I have often been engaged with the idea of extremes in my artwork. My physical movement over the years seems to bolster this. In 1983 I hitchhiked across the Sahara desert and after extracting myself from West Africa I went camping in Iceland. My studio in Antarctica was geographically balanced by boarding an Icebreaker to the North Pole. I have wandering through Broome’s burning red pindan desert-beaches and Ladahki temples on Himalayan peaks, watched tropical storms in Bangkok and bounced on 15 metre waves south of Patagonia. It is not very surprising that I have used titles such as:-

Hotwaterbottleicecube
Sexydanger
Goinghomecoming
Offal confetti
Wondersickness
Grilled Ice
Sacred and bored
Calmcyclone
Domesticexotic
Lost Cartography
Missile Nipples
Polar Garden
Sciencegod
Someone wanted to marry me and someone wanted to kill me

Why this melding of opposites, combining BITTER-SWEET extremes, joining ideas that are miles apart or just differing? By placing two odd elements together that are opposed or at least not cohesive as a unit I create a kind of oxymoron. I mark out extreme conceptual boundaries with contradictory titles and contrasting PRETTY-MESSY or AWFULLY-NICE images. This creates an absurd and sometimes SERIOUSLY-HUMOROUS space where the mind can run wild exploring all the terrain between two distant poles. Between the domestic and the exotic we can find a lot of CLEARLY-AMBIGUOUS activity and plenty of landscape. This STRANGELY-FAMILIAR space is where I ACCIDENTALLY ON PURPOSE park my MOBILE-HOME. It is where I drink a DRY-MARTINI on my non-stop WORKING-HOLIDAY and I feel as if I am STILL-MOVING somewhere.

Jan 2008  

I look out the window of my studio at the clouds above the Andes mountain range on a sunny January evening. This range is the longest on the planet stretching from Patagonia to Panama, over 7,000 km in distance. Not so far away is the snow-capped peak of Aconquija at 6959 metres high. This would be a pretty fine stroll to do one week. This is landscape and cloudscape that I should wander deep into but it also operates as the majestic backdrop for life in La Consulta. For want of a better description I am a landscape abstractionist. I have been busy with landscape and geography for 25 years now. My biography is constructed from huge chunks of geography and the journeys between one place and the next. Travel and geography I find hard to separate from other elements of my life. Art maps my life.

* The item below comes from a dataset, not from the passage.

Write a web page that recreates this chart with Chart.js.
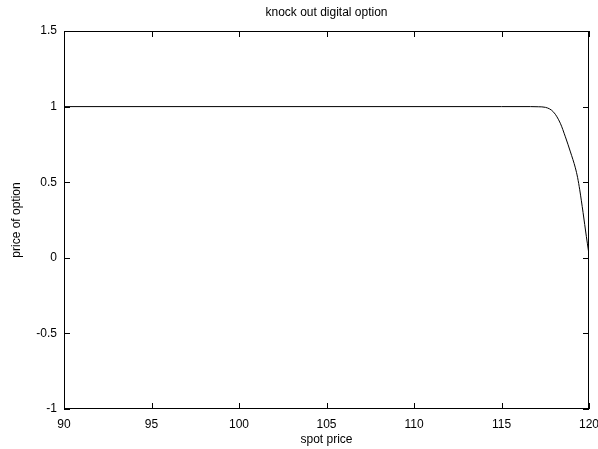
<!DOCTYPE html>
<html>
<head>
<meta charset="utf-8">
<script src="https://cdn.jsdelivr.net/npm/chart.js@4.4.1/dist/chart.umd.min.js"></script>
<style>
  html, body { margin: 0; padding: 0; background: #fff; }
  #wrap { width: 598px; height: 449px; position: relative; }
</style>
</head>
<body>
<div id="wrap"><canvas id="plot"></canvas></div>
<script>
// knock-out digital option price against spot
const spot  = [90, 100, 110, 115, 116, 116.65, 117.1, 117.51, 117.98, 118.36, 118.65, 118.94, 119.22, 119.35, 119.47, 119.66, 119.85, 119.97, 120];
const price = [1, 1, 1, 1, 1, 1, 0.999, 0.995, 0.963, 0.89, 0.80, 0.70, 0.595, 0.53, 0.45, 0.30, 0.14, 0.045, 0.02];

const xTicks = [90, 95, 100, 105, 110, 115, 120];
const yTicks = [-1, -0.5, 0, 0.5, 1, 1.5];

const chartTitle = "knock out digital option";
const xTitle = "spot price";
const yTitle = "price of option";

const FONT_FAMILY = "'Liberation Sans', Arial, sans-serif";

// frame, mirrored inward ticks and the text around the plot
const framePlugin = {
    id: 'frame',
    afterDraw(chart) {
        const ctx = chart.ctx;
        const a = chart.chartArea;
        const xs = chart.scales.x, ys = chart.scales.y;
        ctx.save();
        ctx.strokeStyle = '#000';
        ctx.lineWidth = 1;
        ctx.strokeRect(a.left + 0.5, a.top + 0.5, a.right - a.left - 1, a.bottom - a.top - 1);
        ctx.beginPath();
        xTicks.forEach(v => {
            const px = Math.round(xs.getPixelForValue(v)) + 0.5;
            ctx.moveTo(px, a.bottom); ctx.lineTo(px, a.bottom - 6);
            ctx.moveTo(px, a.top);    ctx.lineTo(px, a.top + 6);
        });
        yTicks.forEach(v => {
            const py = Math.round(ys.getPixelForValue(v)) + 0.5;
            ctx.moveTo(a.left, py);  ctx.lineTo(a.left + 6, py);
            ctx.moveTo(a.right, py); ctx.lineTo(a.right - 6, py);
        });
        ctx.stroke();

        ctx.fillStyle = '#000';
        ctx.font = "12px " + FONT_FAMILY;
        ctx.textAlign = 'center';
        ctx.textBaseline = 'middle';
        const cx = (a.left + a.right) / 2;
        ctx.fillText(chartTitle, cx, 13);
        ctx.fillText(xTitle, cx, 440);
        ctx.translate(17, (a.top + a.bottom) / 2);
        ctx.rotate(-Math.PI / 2);
        ctx.fillText(yTitle, 0, 0);
        ctx.restore();
    }
};

document.addEventListener('DOMContentLoaded', () => {
    const ctx = document.getElementById('plot').getContext('2d');
    new Chart(ctx, {
        type: 'line',
        data: {
            datasets: [{
                data: spot.map((s, i) => ({ x: s, y: price[i] })),
                borderColor: '#000',
                borderWidth: 1,
                pointRadius: 0,
                fill: false,
                cubicInterpolationMode: 'monotone'
            }]
        },
        options: {
            responsive: true,
            maintainAspectRatio: false,
            animation: false,
            layout: { padding: { top: 31, right: 9, bottom: 0, left: 0 } },
            plugins: {
                legend: { display: false },
                tooltip: { enabled: false },
                title: { display: false }
            },
            scales: {
                x: {
                    type: 'linear',
                    min: 90, max: 120,
                    afterFit: s => { s.height = 40; s.paddingLeft = 0; s.paddingRight = 0; },
                    afterBuildTicks: s => { s.ticks = xTicks.map(v => ({ value: v })); },
                    grid: { display: false, drawTicks: false },
                    border: { display: false },
                    ticks: { color: '#000', font: { family: FONT_FAMILY, size: 12 }, padding: 8, maxRotation: 0 }
                },
                y: {
                    type: 'linear',
                    min: -1, max: 1.5,
                    afterFit: s => { s.width = 64; s.paddingTop = 0; s.paddingBottom = 0; },
                    afterBuildTicks: s => { s.ticks = yTicks.map(v => ({ value: v })); },
                    grid: { display: false, drawTicks: false },
                    border: { display: false },
                    ticks: {
                        color: '#000',
                        font: { family: FONT_FAMILY, size: 12 },
                        padding: 7,
                        callback: v => String(v)
                    }
                }
            }
        },
        plugins: [framePlugin]
    });
});
</script>
</body>
</html>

Mapping is a tool to control the landscape. Landscape painting is also busy trying to understand and control the environment but there is more to it. An element of homage or love creeps into some pictures along with this desire to know the place and express it and to communicate various flavours of knowing or different perspectives. Landscape painting oscillates between the desire to master space and the desire to pay homage to a space. Control and romance are two extreme forms of relationship that an artist can have with the environment. Depending on the artist the relationship could take innumerable views. From respect to academic dissection or inspiration to just make marks on canvas or paper.

To make sense of or to put order to a thing that is complex and fluid is a human activity. Everything changes. Landscape does as well and humans are often busy trying to work it out or at least to stay comfortable in their surroundings. Stability and constants are easier to live with than constant change and chaos. Which worldview do we want, information and control or beauty and romance? The answer of course is both.

Cloudscapes are a good example, their shapes and colours inform us about climate but just how wonderful is it to watch a sunset or massive cumulus nimbus clouds building up for a storm?

Speaking of chaos. New years party consisted of a crucified pig on an open pit fire and many bottles of red wine. Dancing was also on the menu and of course the hammock was utilized for medicinal purposes for some days after the festivities. 2008 arrived with a rainstorm, some hail and a double rainbow that refreshed the dusty town of La Consulta. The Chinese Lunar year arrives soon so we may celebrate the year of the Rat in some rustic Argentinean dumpling manner.